═════ Provided material ═════
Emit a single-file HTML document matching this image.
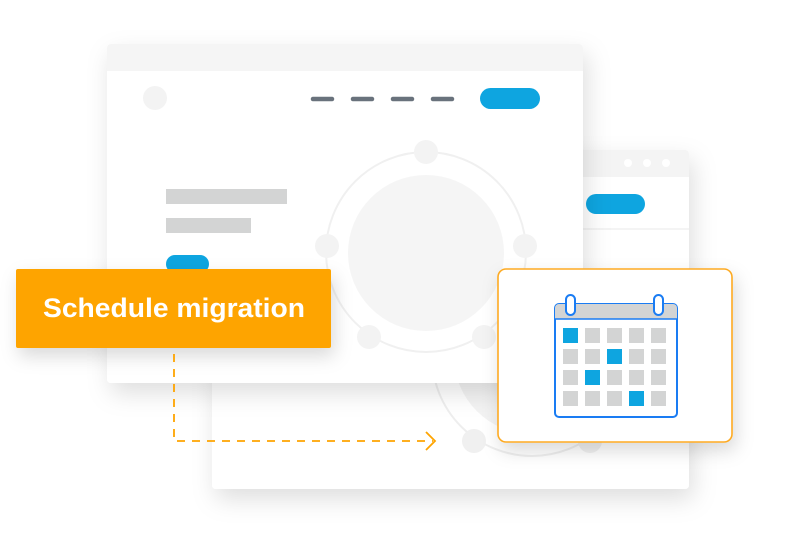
<!DOCTYPE html>
<html><head><meta charset="utf-8"><style>
html,body{margin:0;padding:0;background:#fff;width:794px;height:546px;overflow:hidden}
</style></head><body>
<svg width="794" height="546" viewBox="0 0 794 546" xmlns="http://www.w3.org/2000/svg">
<defs>
<filter id="sh" x="-20%" y="-20%" width="150%" height="160%"><feDropShadow dx="4" dy="10" stdDeviation="12" flood-color="#000" flood-opacity="0.13"/></filter>
<filter id="sh2" x="-20%" y="-30%" width="140%" height="180%"><feDropShadow dx="3" dy="8" stdDeviation="9" flood-color="#000" flood-opacity="0.15"/></filter>
<clipPath id="cb"><rect x="212" y="150" width="477" height="339" rx="4"/></clipPath>
</defs>
<!-- back window -->
<g filter="url(#sh)"><rect x="212" y="150" width="477" height="339" rx="4" fill="#fff"/></g>
<g clip-path="url(#cb)">
<rect x="212" y="150" width="477" height="27" fill="#f4f4f4"/>
<circle cx="628" cy="163" r="4" fill="#fff"/><circle cx="647" cy="163" r="4" fill="#fff"/><circle cx="666" cy="163" r="4" fill="#fff"/>
<rect x="586" y="194" width="59" height="20" rx="10" fill="#0ea5e0"/>
<line x1="212" y1="229" x2="689" y2="229" stroke="#f0f0f0" stroke-width="1.5"/>
<circle cx="532" cy="356" r="100" fill="none" stroke="#eeeeee" stroke-width="2"/>
<circle cx="532" cy="356" r="78" fill="#f3f3f3"/>
<circle cx="474" cy="441" r="12" fill="#f0f0f0"/><circle cx="590" cy="441" r="12" fill="#f0f0f0"/>
</g>
<!-- main window -->
<g filter="url(#sh)"><rect x="107" y="44" width="476" height="339" rx="4" fill="#fff"/></g>
<path d="M111 44h468a4 4 0 0 1 4 4v23H107V48a4 4 0 0 1 4-4z" fill="#f5f5f5"/>
<circle cx="155" cy="98" r="12" fill="#f3f3f3"/>
<g stroke="#69727c" stroke-width="4.5" stroke-linecap="round">
<line x1="313" y1="99" x2="332" y2="99"/><line x1="353" y1="99" x2="372" y2="99"/><line x1="393" y1="99" x2="412" y2="99"/><line x1="433" y1="99" x2="452" y2="99"/></g>
<rect x="480" y="88" width="60" height="21" rx="10.5" fill="#0ea5e0"/>
<circle cx="426" cy="252" r="100" fill="none" stroke="#f0f0f0" stroke-width="2"/>
<circle cx="426" cy="253" r="78" fill="#f5f5f5"/>
<g fill="#f3f3f3"><circle cx="426" cy="152" r="12"/><circle cx="327" cy="246" r="12"/><circle cx="525" cy="246" r="12"/><circle cx="369" cy="337" r="12"/><circle cx="484" cy="337" r="12"/></g>
<rect x="166" y="189" width="121" height="15" fill="#d3d4d4"/>
<rect x="166" y="218" width="85" height="15" fill="#d3d4d4"/>
<rect x="166" y="255" width="43" height="18" rx="9" fill="#0ea5e0"/>
<!-- orange box -->
<g filter="url(#sh2)"><rect x="16" y="269" width="315" height="79" rx="2" fill="#fea400"/></g>
<text x="43" y="317" textLength="262" lengthAdjust="spacingAndGlyphs" font-family="Liberation Sans, sans-serif" font-size="27" font-weight="bold" fill="#fff">Schedule migration</text>
<!-- connector -->
<path d="M174 354V441H433" fill="none" stroke="#fea400" stroke-width="1.8" stroke-dasharray="8 7"/>
<path d="M426 432l9 9-9 9" fill="none" stroke="#fea400" stroke-width="1.8"/>
<!-- calendar card -->
<g filter="url(#sh2)"><rect x="498" y="269" width="234" height="173" rx="8" fill="#fff" stroke="#fdaa22" stroke-width="1.6"/></g>
<rect x="555" y="304" width="122" height="113" rx="4" fill="#fff" stroke="#1a7cf3" stroke-width="2"/>
<path d="M559 304h114a4 4 0 0 1 4 4v11H555v-11a4 4 0 0 1 4-4z" fill="#d3d4d4"/>
<line x1="555" y1="319" x2="677" y2="319" stroke="#1a7cf3" stroke-width="1.5"/>
<rect x="566" y="295" width="9" height="20" rx="4.5" fill="#fff" stroke="#1a7cf3" stroke-width="2"/>
<rect x="654" y="295" width="9" height="20" rx="4.5" fill="#fff" stroke="#1a7cf3" stroke-width="2"/>
<g fill="#d3d4d4">
<rect x="563" y="328" width="15" height="15" fill="#0ea5e0"/><rect x="585" y="328" width="15" height="15"/><rect x="607" y="328" width="15" height="15"/><rect x="629" y="328" width="15" height="15"/><rect x="651" y="328" width="15" height="15"/>
<rect x="563" y="349" width="15" height="15"/><rect x="585" y="349" width="15" height="15"/><rect x="607" y="349" width="15" height="15" fill="#0ea5e0"/><rect x="629" y="349" width="15" height="15"/><rect x="651" y="349" width="15" height="15"/>
<rect x="563" y="370" width="15" height="15"/><rect x="585" y="370" width="15" height="15" fill="#0ea5e0"/><rect x="607" y="370" width="15" height="15"/><rect x="629" y="370" width="15" height="15"/><rect x="651" y="370" width="15" height="15"/>
<rect x="563" y="391" width="15" height="15"/><rect x="585" y="391" width="15" height="15"/><rect x="607" y="391" width="15" height="15"/><rect x="629" y="391" width="15" height="15" fill="#0ea5e0"/><rect x="651" y="391" width="15" height="15"/>
</g>
</svg>
</body></html>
═════
# Set task
Please write out all of the material above without changing a word, and omit any pictures.

# Solution for this task
Emit a single-file HTML document matching this image.
<!DOCTYPE html>
<html><head><meta charset="utf-8"><style>
html,body{margin:0;padding:0;background:#fff;width:794px;height:546px;overflow:hidden}
</style></head><body>
<svg width="794" height="546" viewBox="0 0 794 546" xmlns="http://www.w3.org/2000/svg">
<defs>
<filter id="sh" x="-20%" y="-20%" width="150%" height="160%"><feDropShadow dx="4" dy="10" stdDeviation="12" flood-color="#000" flood-opacity="0.13"/></filter>
<filter id="sh2" x="-20%" y="-30%" width="140%" height="180%"><feDropShadow dx="3" dy="8" stdDeviation="9" flood-color="#000" flood-opacity="0.15"/></filter>
<clipPath id="cb"><rect x="212" y="150" width="477" height="339" rx="4"/></clipPath>
</defs>
<!-- back window -->
<g filter="url(#sh)"><rect x="212" y="150" width="477" height="339" rx="4" fill="#fff"/></g>
<g clip-path="url(#cb)">
<rect x="212" y="150" width="477" height="27" fill="#f4f4f4"/>
<circle cx="628" cy="163" r="4" fill="#fff"/><circle cx="647" cy="163" r="4" fill="#fff"/><circle cx="666" cy="163" r="4" fill="#fff"/>
<rect x="586" y="194" width="59" height="20" rx="10" fill="#0ea5e0"/>
<line x1="212" y1="229" x2="689" y2="229" stroke="#f0f0f0" stroke-width="1.5"/>
<circle cx="532" cy="356" r="100" fill="none" stroke="#eeeeee" stroke-width="2"/>
<circle cx="532" cy="356" r="78" fill="#f3f3f3"/>
<circle cx="474" cy="441" r="12" fill="#f0f0f0"/><circle cx="590" cy="441" r="12" fill="#f0f0f0"/>
</g>
<!-- main window -->
<g filter="url(#sh)"><rect x="107" y="44" width="476" height="339" rx="4" fill="#fff"/></g>
<path d="M111 44h468a4 4 0 0 1 4 4v23H107V48a4 4 0 0 1 4-4z" fill="#f5f5f5"/>
<circle cx="155" cy="98" r="12" fill="#f3f3f3"/>
<g stroke="#69727c" stroke-width="4.5" stroke-linecap="round">
<line x1="313" y1="99" x2="332" y2="99"/><line x1="353" y1="99" x2="372" y2="99"/><line x1="393" y1="99" x2="412" y2="99"/><line x1="433" y1="99" x2="452" y2="99"/></g>
<rect x="480" y="88" width="60" height="21" rx="10.5" fill="#0ea5e0"/>
<circle cx="426" cy="252" r="100" fill="none" stroke="#f0f0f0" stroke-width="2"/>
<circle cx="426" cy="253" r="78" fill="#f5f5f5"/>
<g fill="#f3f3f3"><circle cx="426" cy="152" r="12"/><circle cx="327" cy="246" r="12"/><circle cx="525" cy="246" r="12"/><circle cx="369" cy="337" r="12"/><circle cx="484" cy="337" r="12"/></g>
<rect x="166" y="189" width="121" height="15" fill="#d3d4d4"/>
<rect x="166" y="218" width="85" height="15" fill="#d3d4d4"/>
<rect x="166" y="255" width="43" height="18" rx="9" fill="#0ea5e0"/>
<!-- orange box -->
<g filter="url(#sh2)"><rect x="16" y="269" width="315" height="79" rx="2" fill="#fea400"/></g>
<text x="43" y="317" textLength="262" lengthAdjust="spacingAndGlyphs" font-family="Liberation Sans, sans-serif" font-size="27" font-weight="bold" fill="#fff">Schedule migration</text>
<!-- connector -->
<path d="M174 354V441H433" fill="none" stroke="#fea400" stroke-width="1.8" stroke-dasharray="8 7"/>
<path d="M426 432l9 9-9 9" fill="none" stroke="#fea400" stroke-width="1.8"/>
<!-- calendar card -->
<g filter="url(#sh2)"><rect x="498" y="269" width="234" height="173" rx="8" fill="#fff" stroke="#fdaa22" stroke-width="1.6"/></g>
<rect x="555" y="304" width="122" height="113" rx="4" fill="#fff" stroke="#1a7cf3" stroke-width="2"/>
<path d="M559 304h114a4 4 0 0 1 4 4v11H555v-11a4 4 0 0 1 4-4z" fill="#d3d4d4"/>
<line x1="555" y1="319" x2="677" y2="319" stroke="#1a7cf3" stroke-width="1.5"/>
<rect x="566" y="295" width="9" height="20" rx="4.5" fill="#fff" stroke="#1a7cf3" stroke-width="2"/>
<rect x="654" y="295" width="9" height="20" rx="4.5" fill="#fff" stroke="#1a7cf3" stroke-width="2"/>
<g fill="#d3d4d4">
<rect x="563" y="328" width="15" height="15" fill="#0ea5e0"/><rect x="585" y="328" width="15" height="15"/><rect x="607" y="328" width="15" height="15"/><rect x="629" y="328" width="15" height="15"/><rect x="651" y="328" width="15" height="15"/>
<rect x="563" y="349" width="15" height="15"/><rect x="585" y="349" width="15" height="15"/><rect x="607" y="349" width="15" height="15" fill="#0ea5e0"/><rect x="629" y="349" width="15" height="15"/><rect x="651" y="349" width="15" height="15"/>
<rect x="563" y="370" width="15" height="15"/><rect x="585" y="370" width="15" height="15" fill="#0ea5e0"/><rect x="607" y="370" width="15" height="15"/><rect x="629" y="370" width="15" height="15"/><rect x="651" y="370" width="15" height="15"/>
<rect x="563" y="391" width="15" height="15"/><rect x="585" y="391" width="15" height="15"/><rect x="607" y="391" width="15" height="15"/><rect x="629" y="391" width="15" height="15" fill="#0ea5e0"/><rect x="651" y="391" width="15" height="15"/>
</g>
</svg>
</body></html>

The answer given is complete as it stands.